Les combattants juifs (au nombre de 5 ou 700) se réfugièrent ensuite dans les égouts, dans les caves et dans les souterrains dont un réseau courait sous le ghetto. Les allemands firent sauter les pans de murs calcinés puis les caves, une par une, ils envoyèrent des rafales de mitrailleuses et des gaz toxiques dans les conduits les plus profonds. A la mi-mai le ghetto n'existait plus. Des combattants isolés continuèrent la lute pendant plusieurs semaines.
Ainsi pendent plusieurs années, bourreaux nazis ont obtenu de la population juive de varsovie qu'elle s'enferme elle-même, s'impose à elle-même les sacrifices qu'ils lui demandaient et finalement, se livrent, docilement à l'extermination. il a fallu la déportation de 90 % des habitants du ghetto pour qu'enfin les derniers, s'insurgent et fassent le choix de mourir debout, les armes à la main pour se sentir, comme l'écrivirent des combattants survivants, enfin libérés de leur peur.
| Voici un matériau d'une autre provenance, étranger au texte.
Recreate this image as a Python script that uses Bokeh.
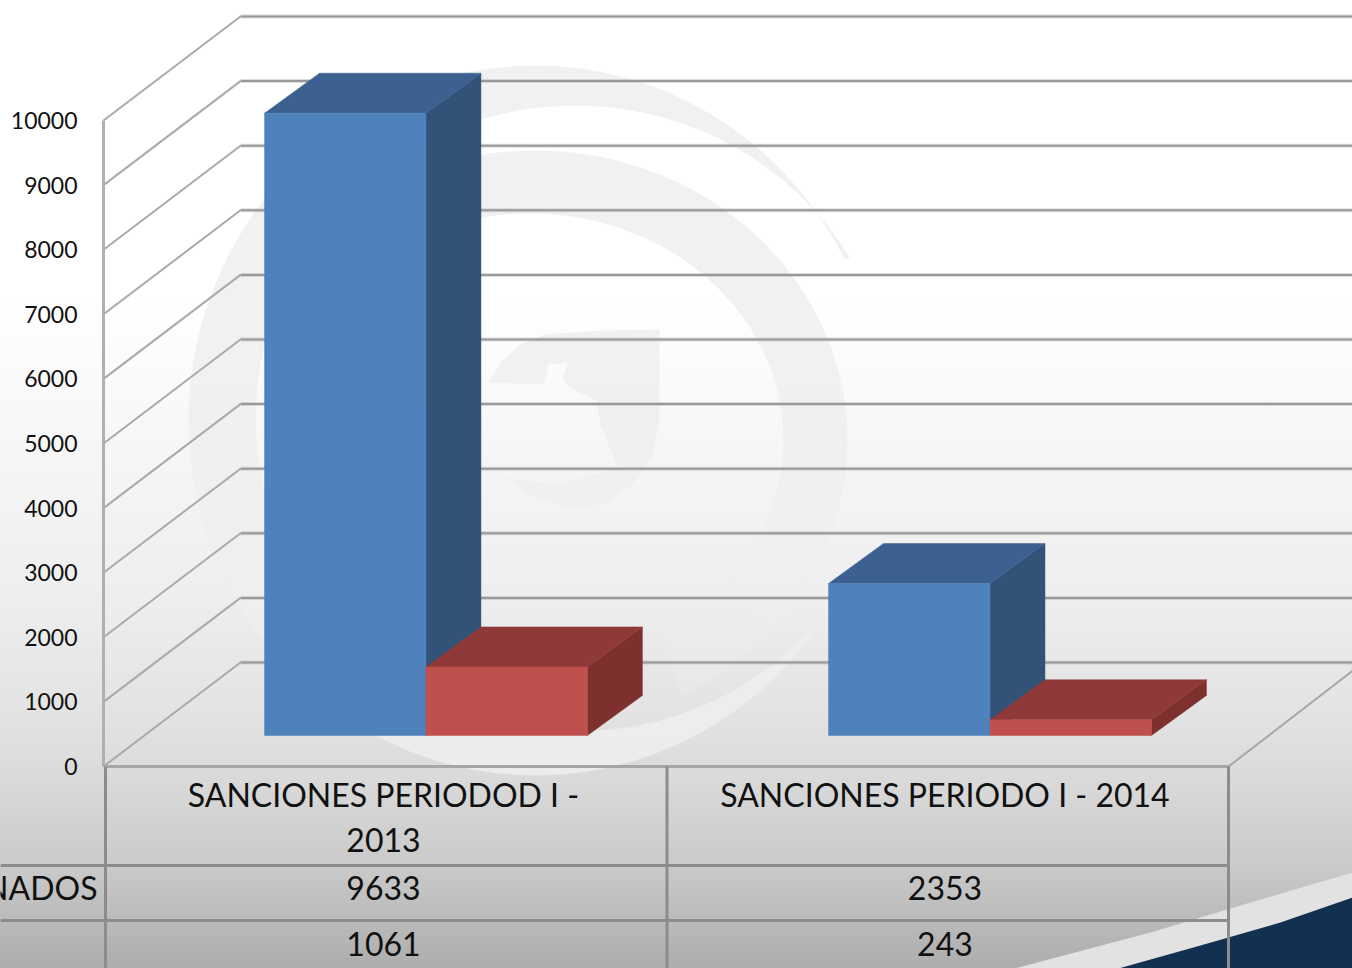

Mais qu'on ne s'y trompe pas, la vie et la mort du ghetto nous offrent, EN RACCOURCI, une image de notre propre sort. Combien d'entre nous, si on leur montrait dans une quelconque boule de cristal, ce que la vie, c'est-à-dire la société, leur réserve actuellement d'endurer et surtout quand et comment elle les ferra mourir, combien accepteraient, résignés, cette existence de misère. Très peu probablement. Et, comme pour les Juifs de Varsovie, ce qui nous fait tout endurer, tout subir, jusqu'à la fin, c'est l'espoir que les misères passeront, d'elles-mêmes, ou, tout au moins, n'atteindront que les autres sans nous atteindre nous-mêmes.